| SET TASK |
Without the pictures, reproduce the records that follow exactly.

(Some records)

>> start

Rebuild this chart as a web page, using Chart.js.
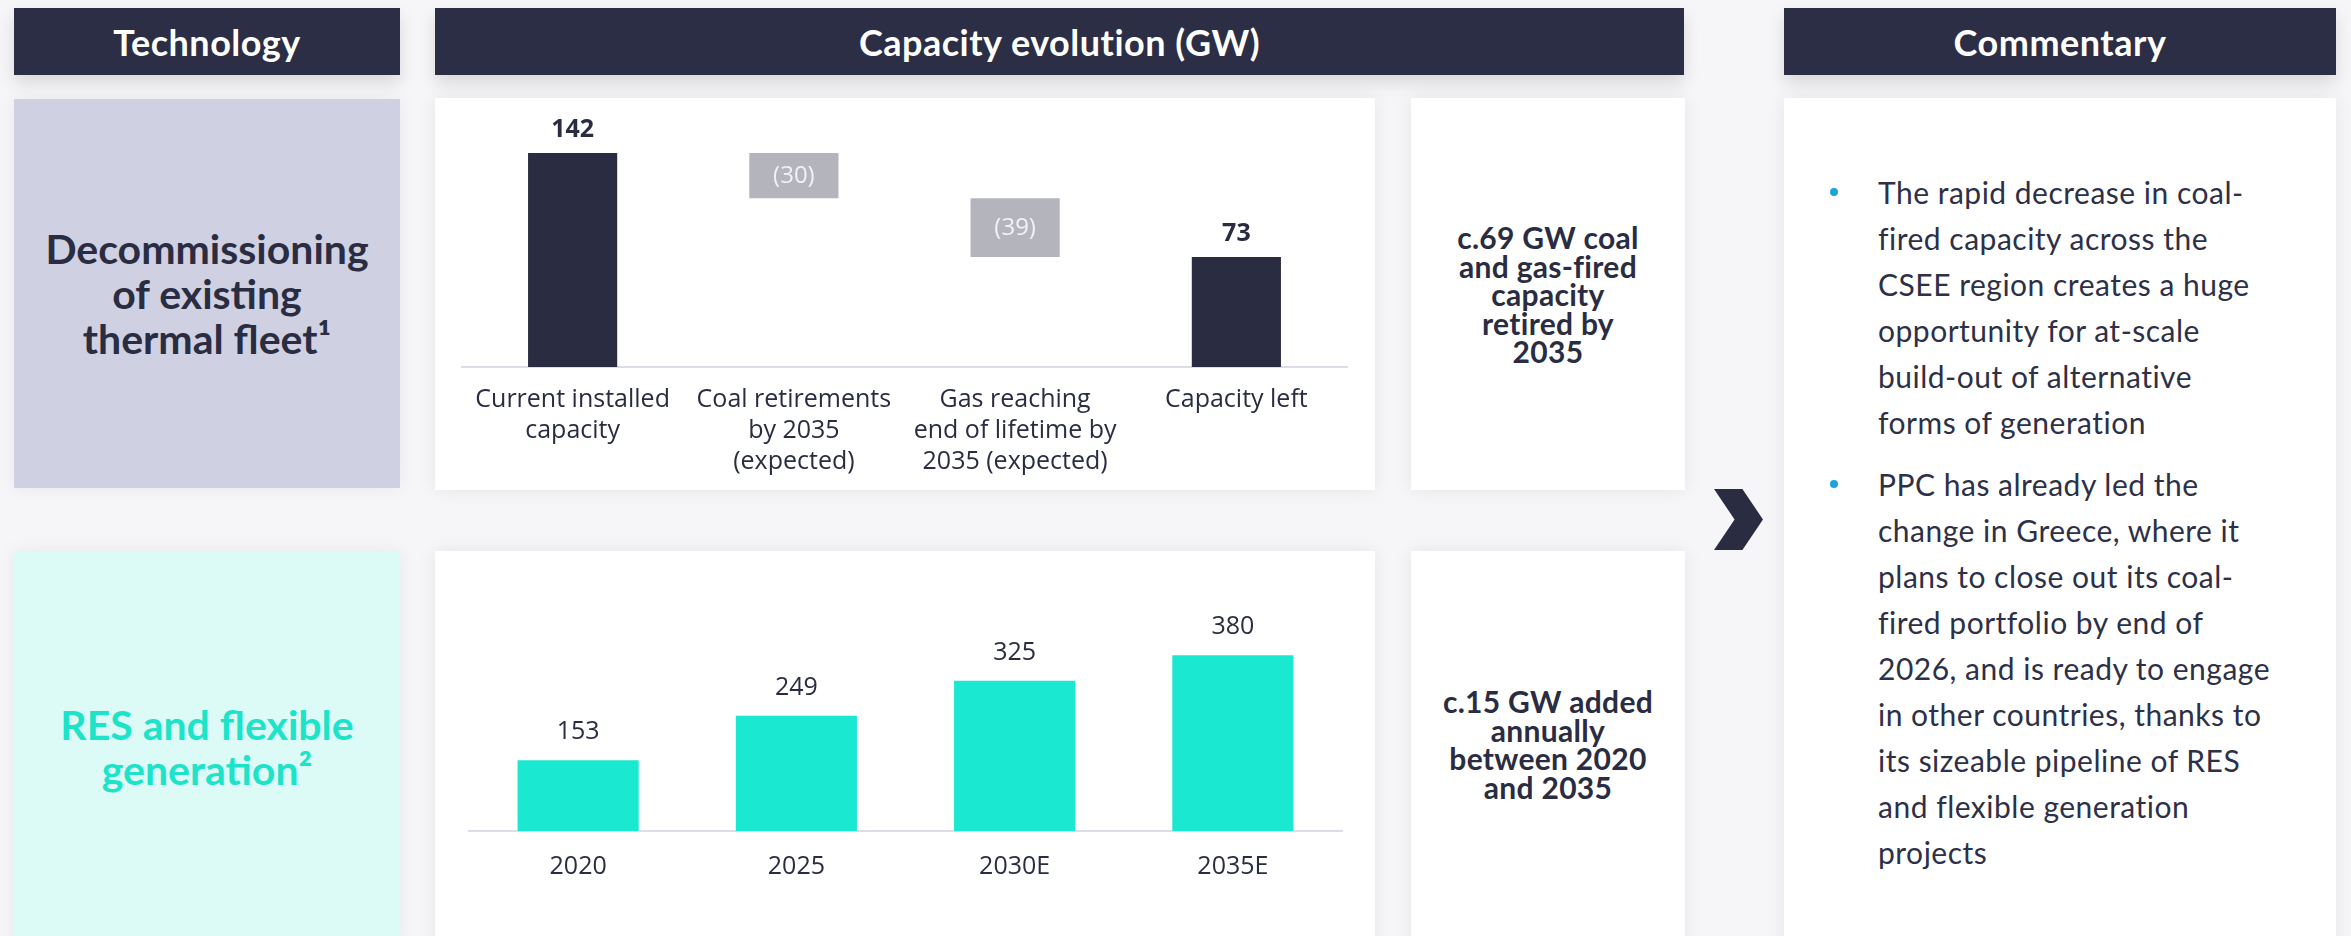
<!DOCTYPE html>
<html>
<head>
<meta charset="utf-8">
<script src="https://cdn.jsdelivr.net/npm/chart.js@4.4.1/dist/chart.umd.min.js"></script>
<style>
  html, body { margin: 0; padding: 0; }
  body { width: 2351px; height: 936px; background: #f6f6f8; position: relative; overflow: hidden; font-family: Lato, "Open Sans", sans-serif; color: #2a2d42; }
  .box { position: absolute; }
  .head { background: #2b2e44; color: #fff; font-weight: 700; font-size: 36px; display: flex; align-items: center; justify-content: center; box-shadow: 0 8px 16px rgba(0,0,0,0.12); letter-spacing: 0.5px; }
  .card { background: #fff; box-shadow: 0 0 18px rgba(0,0,0,0.07); }
  .title { position: absolute; left: 0; right: 0; text-align: center; font-weight: 700; font-size: 41px; line-height: 45px; }
  .note { position: absolute; left: 0; right: 0; text-align: center; font-weight: 700; font-size: 30px; line-height: 28.5px; color: #2a2d42; letter-spacing: 0.3px; }
  .comment { position: absolute; left: 94px; font-size: 30px; line-height: 46px; letter-spacing: 0.5px; color: #2d3047; }
  .dot { position: absolute; left: 46px; width: 8px; height: 8px; border-radius: 50%; background: #1ba3dc; }
  .chev { position: absolute; left: 1714px; top: 489px; width: 49px; height: 61px; background: #2a2d42; clip-path: polygon(0 0, 58% 0, 100% 50%, 58% 100%, 0 100%, 42% 50%); }
  canvas { position: absolute; }
</style>
</head>
<body>

<!-- headers -->
<div class="box head" style="left:14px;top:8px;width:386px;height:67px;">Technology</div>
<div class="box head" style="left:435px;top:8px;width:1249px;height:67px;">Capacity evolution (GW)</div>
<div class="box head" style="left:1784px;top:8px;width:552px;height:67px;">Commentary</div>

<!-- left labels -->
<div class="box" style="left:14px;top:99px;width:386px;height:389px;background:#cfd0e1;box-shadow:0 0 18px rgba(0,0,0,0.06);">
  <div class="title" style="top:127px;color:#2a2d42;">Decommissioning<br>of existing<br>thermal fleet¹</div>
</div>
<div class="box" style="left:14px;top:551px;width:386px;height:400px;background:#dcfaf6;box-shadow:0 0 18px rgba(0,0,0,0.06);">
  <div class="title" style="top:151px;color:#1de3c9;">RES and flexible<br>generation²</div>
</div>

<!-- chart cards -->
<div class="box card" style="left:435px;top:98px;width:940px;height:392px;"></div>
<div class="box card" style="left:435px;top:551px;width:940px;height:400px;"></div>

<!-- side notes -->
<div class="box card" style="left:1411px;top:98px;width:274px;height:392px;">
  <div class="note" style="top:125px;">c.69 GW coal<br>and gas-fired<br>capacity<br>retired by<br>2035</div>
</div>
<div class="box card" style="left:1411px;top:551px;width:274px;height:400px;">
  <div class="note" style="top:136px;">c.15 GW added<br>annually<br>between 2020<br>and 2035</div>
</div>

<div class="chev"></div>

<!-- commentary -->
<div class="box card" style="left:1784px;top:98px;width:552px;height:860px;">
  <div class="dot" style="top:90px;"></div>
  <div class="comment" style="top:71px;">The rapid decrease in coal-<br>fired capacity across the<br>CSEE region creates a huge<br>opportunity for at-scale<br>build-out of alternative<br>forms of generation</div>
  <div class="dot" style="top:382px;"></div>
  <div class="comment" style="top:363px;">PPC has already led the<br>change in Greece, where it<br>plans to close out its coal-<br>fired portfolio by end of<br>2026, and is ready to engage<br>in other countries, thanks to<br>its sizeable pipeline of RES<br>and flexible generation<br>projects</div>
</div>

<canvas id="topChart" width="940" height="392" style="left:435px;top:98px;"></canvas>
<canvas id="resChart" width="940" height="385" style="left:435px;top:551px;"></canvas>

<script>
// thermal fleet waterfall (GW)
const thermalCategories = [['Current installed', 'capacity'], ['Coal retirements', 'by 2035', '(expected)'], ['Gas reaching', 'end of lifetime by', '2035 (expected)'], ['Capacity left']];
const thermalValues = [142, -30, -39, 73];
const thermalIsTotal = [true, false, false, true];
const thermalLabels = ['142', '(30)', '(39)', '73'];

// RES and flexible generation (GW)
const resYears = ['2020', '2025', '2030E', '2035E'];
const resValues = [153, 249, 325, 380];

const navy = '#2a2d42';
const grey = '#b4b5bc';
const teal = '#1ae8d0';

// build floating ranges for the waterfall
let running = 0;
const thermalRanges = thermalValues.map(function (v, i) {
  if (thermalIsTotal[i]) {
    running = v;
    return [0, v];
  }
  const r = [running + v, running];
  running = running + v;
  return r;
});

// draws the value labels on top of / inside the bars
const valueLabels = {
  id: 'valueLabels',
  afterDatasetsDraw(chart, args, opts) {
    const ctx = chart.ctx;
    const meta = chart.getDatasetMeta(0);
    meta.data.forEach(function (bar, i) {
      const top = Math.min(bar.y, bar.base);
      ctx.save();
      ctx.textAlign = 'center';
      ctx.textBaseline = 'middle';
      if (opts.inside && opts.inside[i]) {
        ctx.fillStyle = '#f2f2f4';
        ctx.font = '400 24px "Open Sans"';
        ctx.fillText(opts.labels[i], bar.x, (bar.y + bar.base) / 2);
      } else {
        ctx.fillStyle = navy;
        ctx.font = opts.font;
        ctx.fillText(opts.labels[i], bar.x, top - opts.offset);
      }
      ctx.restore();
    });
  }
};

function xAxis(height, padding) {
  return {
    grid: { display: false, drawTicks: false },
    border: { display: true, color: '#dddce8', width: 2 },
    ticks: { color: navy, font: { family: 'Open Sans', size: 25, lineHeight: 1.24 }, padding: padding, maxRotation: 0, autoSkip: false },
    afterFit: function (s) { s.height = height; }
  };
}

new Chart(document.getElementById('topChart'), {
  type: 'bar',
  data: {
    labels: thermalCategories,
    datasets: [{
      data: thermalRanges,
      backgroundColor: thermalIsTotal.map(t => t ? navy : grey),
      categoryPercentage: 1,
      barPercentage: 0.403
    }]
  },
  options: {
    responsive: false,
    animation: false,
    layout: { padding: { left: 27, right: 28, top: 28, bottom: 0 } },
    plugins: {
      legend: { display: false },
      tooltip: { enabled: false },
      valueLabels: { labels: thermalLabels, inside: thermalIsTotal.map(t => !t), font: '700 25px "Open Sans"', offset: 23 }
    },
    scales: {
      x: xAxis(123, 17),
      y: { display: false, min: 0, max: 160 }
    }
  },
  plugins: [valueLabels]
});

new Chart(document.getElementById('resChart'), {
  type: 'bar',
  data: {
    labels: resYears,
    datasets: [{
      data: resValues,
      backgroundColor: teal,
      categoryPercentage: 1,
      barPercentage: 0.555
    }]
  },
  options: {
    responsive: false,
    animation: false,
    layout: { padding: { left: 34, right: 33, top: 21, bottom: 0 } },
    plugins: {
      legend: { display: false },
      tooltip: { enabled: false },
      valueLabels: { labels: resValues.map(String), font: '400 25px "Open Sans"', offset: 28 }
    },
    scales: {
      x: xAxis(105, 20),
      y: { display: false, min: 0, max: 560 }
    }
  },
  plugins: [valueLabels]
});
</script>
</body>
</html>
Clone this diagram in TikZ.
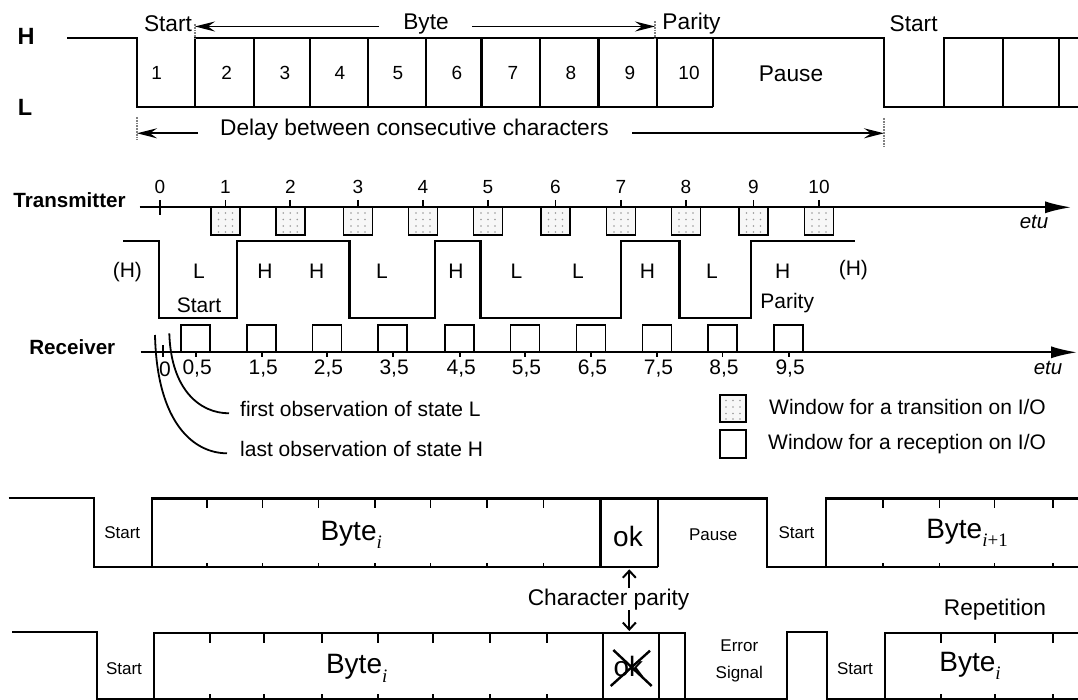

>> end

| THE OUTPUT |
Rebuild this chart as a web page, using Chart.js.
<!DOCTYPE html>
<html>
<head>
<meta charset="utf-8">
<script src="https://cdn.jsdelivr.net/npm/chart.js@4.4.1/dist/chart.umd.min.js"></script>
<style>
  html, body { margin: 0; padding: 0; }
  body { width: 2351px; height: 936px; background: #f6f6f8; position: relative; overflow: hidden; font-family: Lato, "Open Sans", sans-serif; color: #2a2d42; }
  .box { position: absolute; }
  .head { background: #2b2e44; color: #fff; font-weight: 700; font-size: 36px; display: flex; align-items: center; justify-content: center; box-shadow: 0 8px 16px rgba(0,0,0,0.12); letter-spacing: 0.5px; }
  .card { background: #fff; box-shadow: 0 0 18px rgba(0,0,0,0.07); }
  .title { position: absolute; left: 0; right: 0; text-align: center; font-weight: 700; font-size: 41px; line-height: 45px; }
  .note { position: absolute; left: 0; right: 0; text-align: center; font-weight: 700; font-size: 30px; line-height: 28.5px; color: #2a2d42; letter-spacing: 0.3px; }
  .comment { position: absolute; left: 94px; font-size: 30px; line-height: 46px; letter-spacing: 0.5px; color: #2d3047; }
  .dot { position: absolute; left: 46px; width: 8px; height: 8px; border-radius: 50%; background: #1ba3dc; }
  .chev { position: absolute; left: 1714px; top: 489px; width: 49px; height: 61px; background: #2a2d42; clip-path: polygon(0 0, 58% 0, 100% 50%, 58% 100%, 0 100%, 42% 50%); }
  canvas { position: absolute; }
</style>
</head>
<body>

<!-- headers -->
<div class="box head" style="left:14px;top:8px;width:386px;height:67px;">Technology</div>
<div class="box head" style="left:435px;top:8px;width:1249px;height:67px;">Capacity evolution (GW)</div>
<div class="box head" style="left:1784px;top:8px;width:552px;height:67px;">Commentary</div>

<!-- left labels -->
<div class="box" style="left:14px;top:99px;width:386px;height:389px;background:#cfd0e1;box-shadow:0 0 18px rgba(0,0,0,0.06);">
  <div class="title" style="top:127px;color:#2a2d42;">Decommissioning<br>of existing<br>thermal fleet¹</div>
</div>
<div class="box" style="left:14px;top:551px;width:386px;height:400px;background:#dcfaf6;box-shadow:0 0 18px rgba(0,0,0,0.06);">
  <div class="title" style="top:151px;color:#1de3c9;">RES and flexible<br>generation²</div>
</div>

<!-- chart cards -->
<div class="box card" style="left:435px;top:98px;width:940px;height:392px;"></div>
<div class="box card" style="left:435px;top:551px;width:940px;height:400px;"></div>

<!-- side notes -->
<div class="box card" style="left:1411px;top:98px;width:274px;height:392px;">
  <div class="note" style="top:125px;">c.69 GW coal<br>and gas-fired<br>capacity<br>retired by<br>2035</div>
</div>
<div class="box card" style="left:1411px;top:551px;width:274px;height:400px;">
  <div class="note" style="top:136px;">c.15 GW added<br>annually<br>between 2020<br>and 2035</div>
</div>

<div class="chev"></div>

<!-- commentary -->
<div class="box card" style="left:1784px;top:98px;width:552px;height:860px;">
  <div class="dot" style="top:90px;"></div>
  <div class="comment" style="top:71px;">The rapid decrease in coal-<br>fired capacity across the<br>CSEE region creates a huge<br>opportunity for at-scale<br>build-out of alternative<br>forms of generation</div>
  <div class="dot" style="top:382px;"></div>
  <div class="comment" style="top:363px;">PPC has already led the<br>change in Greece, where it<br>plans to close out its coal-<br>fired portfolio by end of<br>2026, and is ready to engage<br>in other countries, thanks to<br>its sizeable pipeline of RES<br>and flexible generation<br>projects</div>
</div>

<canvas id="topChart" width="940" height="392" style="left:435px;top:98px;"></canvas>
<canvas id="resChart" width="940" height="385" style="left:435px;top:551px;"></canvas>

<script>
// thermal fleet waterfall (GW)
const thermalCategories = [['Current installed', 'capacity'], ['Coal retirements', 'by 2035', '(expected)'], ['Gas reaching', 'end of lifetime by', '2035 (expected)'], ['Capacity left']];
const thermalValues = [142, -30, -39, 73];
const thermalIsTotal = [true, false, false, true];
const thermalLabels = ['142', '(30)', '(39)', '73'];

// RES and flexible generation (GW)
const resYears = ['2020', '2025', '2030E', '2035E'];
const resValues = [153, 249, 325, 380];

const navy = '#2a2d42';
const grey = '#b4b5bc';
const teal = '#1ae8d0';

// build floating ranges for the waterfall
let running = 0;
const thermalRanges = thermalValues.map(function (v, i) {
  if (thermalIsTotal[i]) {
    running = v;
    return [0, v];
  }
  const r = [running + v, running];
  running = running + v;
  return r;
});

// draws the value labels on top of / inside the bars
const valueLabels = {
  id: 'valueLabels',
  afterDatasetsDraw(chart, args, opts) {
    const ctx = chart.ctx;
    const meta = chart.getDatasetMeta(0);
    meta.data.forEach(function (bar, i) {
      const top = Math.min(bar.y, bar.base);
      ctx.save();
      ctx.textAlign = 'center';
      ctx.textBaseline = 'middle';
      if (opts.inside && opts.inside[i]) {
        ctx.fillStyle = '#f2f2f4';
        ctx.font = '400 24px "Open Sans"';
        ctx.fillText(opts.labels[i], bar.x, (bar.y + bar.base) / 2);
      } else {
        ctx.fillStyle = navy;
        ctx.font = opts.font;
        ctx.fillText(opts.labels[i], bar.x, top - opts.offset);
      }
      ctx.restore();
    });
  }
};

function xAxis(height, padding) {
  return {
    grid: { display: false, drawTicks: false },
    border: { display: true, color: '#dddce8', width: 2 },
    ticks: { color: navy, font: { family: 'Open Sans', size: 25, lineHeight: 1.24 }, padding: padding, maxRotation: 0, autoSkip: false },
    afterFit: function (s) { s.height = height; }
  };
}

new Chart(document.getElementById('topChart'), {
  type: 'bar',
  data: {
    labels: thermalCategories,
    datasets: [{
      data: thermalRanges,
      backgroundColor: thermalIsTotal.map(t => t ? navy : grey),
      categoryPercentage: 1,
      barPercentage: 0.403
    }]
  },
  options: {
    responsive: false,
    animation: false,
    layout: { padding: { left: 27, right: 28, top: 28, bottom: 0 } },
    plugins: {
      legend: { display: false },
      tooltip: { enabled: false },
      valueLabels: { labels: thermalLabels, inside: thermalIsTotal.map(t => !t), font: '700 25px "Open Sans"', offset: 23 }
    },
    scales: {
      x: xAxis(123, 17),
      y: { display: false, min: 0, max: 160 }
    }
  },
  plugins: [valueLabels]
});

new Chart(document.getElementById('resChart'), {
  type: 'bar',
  data: {
    labels: resYears,
    datasets: [{
      data: resValues,
      backgroundColor: teal,
      categoryPercentage: 1,
      barPercentage: 0.555
    }]
  },
  options: {
    responsive: false,
    animation: false,
    layout: { padding: { left: 34, right: 33, top: 21, bottom: 0 } },
    plugins: {
      legend: { display: false },
      tooltip: { enabled: false },
      valueLabels: { labels: resValues.map(String), font: '400 25px "Open Sans"', offset: 28 }
    },
    scales: {
      x: xAxis(105, 20),
      y: { display: false, min: 0, max: 560 }
    }
  },
  plugins: [valueLabels]
});
</script>
</body>
</html>
Clone this diagram in TikZ.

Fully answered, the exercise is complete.